1. The court noted that section 162 of the CPA is peremptory and requires the presiding judge or registrar (not the interpreter) to administer the oath. Testimony of a witness not properly sworn lacks the status and character of evidence and is inadmissible (citing S v Matshivha). However, on the facts, the court found no evidence of improper administration. 2. The court observed that bail application testimony admitted under section 60(11B)(c) is centered on whether bail should be granted, not on the merits, and typically attracts less rigorous cross-examination than trial testimony. This contextual difference is relevant to the weight accorded to such testimony. 3. The court expressed regret that the judgment on sentence contained no information about the victim's personal circumstances, his dependants, or the effect of the crimes on Ms Ndebele. The court emphasized that the value of a victim's life is "far greater than the crime statistic that he has come to represent in death" (citing S v Matyityi). 4. The court noted that in respect of serious crimes, the personal circumstances of the offender "recede into the background" and matters such as marital status, number of children, and employment status become "largely immaterial" once it is clear substantial imprisonment is deserved (citing S v Vilakazi). 5. The court raised but did not need to decide the question of whether it might suffice if the State's intention to rely on section 51 sentencing is brought to the accused's attention only during the course of trial rather than at the outset.

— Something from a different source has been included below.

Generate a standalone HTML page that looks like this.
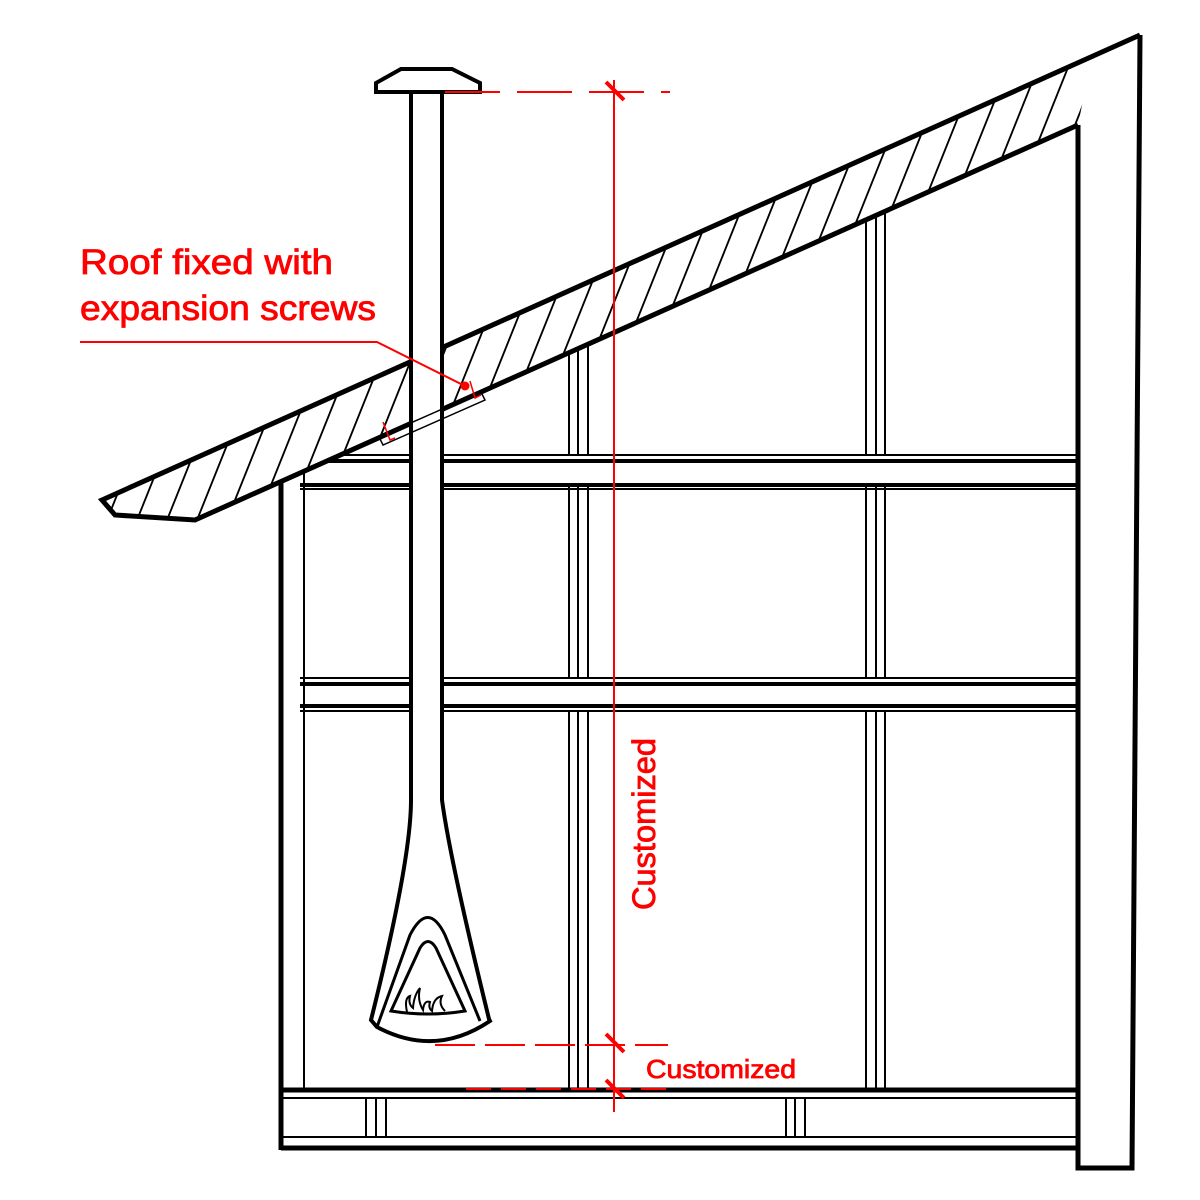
<!DOCTYPE html>
<html><head><style>html,body{margin:0;padding:0;background:#fff}svg{display:block}</style></head>
<body>
<svg width="1200" height="1200" viewBox="0 0 1200 1200" xmlns="http://www.w3.org/2000/svg">
<defs>
<pattern id="hp" width="30" height="10" patternUnits="userSpaceOnUse" patternTransform="skewX(-21.8)">
<rect width="30" height="10" fill="#fff"/>
<line x1="15" y1="-1" x2="15" y2="11" stroke="#000" stroke-width="2"/>
</pattern>
</defs>
<g stroke="#000" fill="none">
<!-- studs -->
<g stroke-width="2">
<line x1="569" y1="340" x2="569" y2="1090"/><line x1="578" y1="340" x2="578" y2="1090"/><line x1="588" y1="340" x2="588" y2="1090"/>
<line x1="866" y1="200" x2="866" y2="1090"/><line x1="876" y1="200" x2="876" y2="1090"/><line x1="885" y1="200" x2="885" y2="1090"/>
</g>
<!-- beams -->
<rect x="300" y="456" width="778" height="31" fill="#fff" stroke="none"/>
<rect x="300" y="679" width="778" height="31" fill="#fff" stroke="none"/>
<g stroke-width="2"><line x1="300" y1="455" x2="1078" y2="455"/><line x1="300" y1="489" x2="1078" y2="489"/>
<line x1="300" y1="678" x2="1078" y2="678"/><line x1="300" y1="711" x2="1078" y2="711"/></g>
<g stroke-width="4"><line x1="300" y1="461" x2="1078" y2="461"/><line x1="300" y1="485" x2="1078" y2="485"/>
<line x1="300" y1="684" x2="1078" y2="684"/><line x1="300" y1="706" x2="1078" y2="706"/></g>
<!-- walls -->
<line x1="281" y1="470" x2="281" y2="1150" stroke-width="5"/>
<line x1="304" y1="460" x2="304" y2="1090" stroke-width="2"/>
<!-- floor -->
<line x1="281" y1="1090" x2="1078" y2="1090" stroke-width="5"/>
<line x1="281" y1="1098" x2="1078" y2="1098" stroke-width="2"/>
<line x1="281" y1="1137" x2="1078" y2="1137" stroke-width="2"/>
<line x1="281" y1="1148" x2="1078" y2="1148" stroke-width="5"/>
<g stroke-width="2"><line x1="366" y1="1098" x2="366" y2="1137"/><line x1="376" y1="1098" x2="376" y2="1137"/><line x1="386" y1="1098" x2="386" y2="1137"/>
<line x1="786" y1="1098" x2="786" y2="1137"/><line x1="795" y1="1098" x2="795" y2="1137"/><line x1="805" y1="1098" x2="805" y2="1137"/></g>
<!-- roof -->
<polygon points="102,500 1092,56 1078,125 195,520 115,515" fill="url(#hp)" stroke="none"/>
<!-- right post -->
<polyline points="1078,125 1078,1168 1132,1168 1140,35" stroke-width="5" stroke-linejoin="miter"/>
<polyline points="1078,125 195,520 115,515 102,500 1140,35" stroke-width="5" stroke-linejoin="miter"/>
<!-- chimney -->
<path d="M411,92 L411,795 Q411,880 370,1020 L376,1027 Q435,1060 490,1022 Q450,880 443,795 L443,92 Z" fill="#fff" stroke="none"/>
<path d="M411,92 L411,800 Q411,860 371,1020 L377,1027 Q435,1058 490,1021 L489,1019 Q450,860 442,800 L442,92" stroke-width="4"/>
<polygon points="376,92 376,83 401,69 452,69 480,83 480,92" fill="#fff" stroke-width="4" stroke-linejoin="miter"/>
<path d="M377,1027 L410,935 Q428,900 445,935 L480,1021" stroke-width="3"/>
<path d="M391,1011 L420,948 Q428,935 436,948 L465,1011 Q428,1017 391,1011 Z" stroke-width="3"/>
<path d="M407,1012 Q404,998 410,996 Q408,1004 413,1008 Q414,995 420,988 Q417,1000 423,1010 Q424,1000 430,1002 Q428,1008 432,1011 Q433,998 442,996 Q438,1004 445,1011" stroke-width="2"/>
<!-- flashing -->
<polygon points="379,437 481,392 485,400 383,445" fill="none" stroke-width="1.5"/>
</g>
<!-- red -->
<g stroke="#f00" fill="none">
<polyline points="80,342 377,342 465,386" stroke-width="2"/>
<circle cx="465" cy="386" r="4.5" fill="#f00" stroke="none"/>
<polyline points="383,422 390,440 395,438" stroke-width="1.5"/>
<polyline points="470,381 475,398 481,395" stroke-width="1.5"/>
<line x1="614" y1="80" x2="614" y2="1112" stroke-width="2"/>
<line x1="445" y1="92" x2="670" y2="92" stroke-width="2" stroke-dasharray="55,17"/>
<line x1="435" y1="1045" x2="668" y2="1045" stroke-width="2" stroke-dasharray="40,10"/>
<line x1="466" y1="1089" x2="672" y2="1089" stroke-width="2" stroke-dasharray="25,10"/>
<g stroke-width="4"><line x1="606" y1="82" x2="624" y2="100"/><line x1="606" y1="1034" x2="624" y2="1052"/><line x1="606" y1="1080" x2="624" y2="1098"/></g>
</g>
<g fill="#f00" stroke="#f00" stroke-width="0.8" font-family="'Liberation Sans',sans-serif">
<text x="80" y="274" font-size="35" textLength="253" lengthAdjust="spacingAndGlyphs">Roof fixed with</text>
<text x="80" y="320" font-size="35" textLength="296" lengthAdjust="spacingAndGlyphs">expansion screws</text>
<text x="646" y="1078" font-size="26" textLength="150" lengthAdjust="spacingAndGlyphs">Customized</text>
<text transform="translate(655,910) rotate(-90)" font-size="32" textLength="172" lengthAdjust="spacingAndGlyphs">Customized</text>
</g>
</svg>
</body></html>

This judgment is significant for several reasons: (1) It clarifies that an incomplete record does not automatically warrant setting aside a conviction - it depends on whether the missing portions prejudice proper adjudication of the specific issues on appeal. (2) It confirms the peremptory nature of section 162 of the CPA requiring the presiding judge or registrar to administer the oath, though the court found no evidence of non-compliance on the facts. (3) It applies the principle from S v Litako that extra-curial statements by co-accused are inadmissible against an accused, representing important protection for accused persons. (4) It extends the Valachia principle (that exculpatory portions of statements must be considered) to bail application testimony admitted under section 60(11B)(c), while noting such testimony should be given less weight than trial testimony due to the different purposes of bail proceedings and the typically less rigorous cross-examination. (5) It reaffirms that failure by the State to give proper notice of its intention to rely on the prescribed minimum sentencing regime under section 51 of the Criminal Law Amendment Act precludes application of that regime, protecting fair trial rights. (6) It demonstrates how a prima facie case, unrebutted by an accused who chooses not to testify, can be sufficient to prove guilt beyond reasonable doubt in an adversarial system.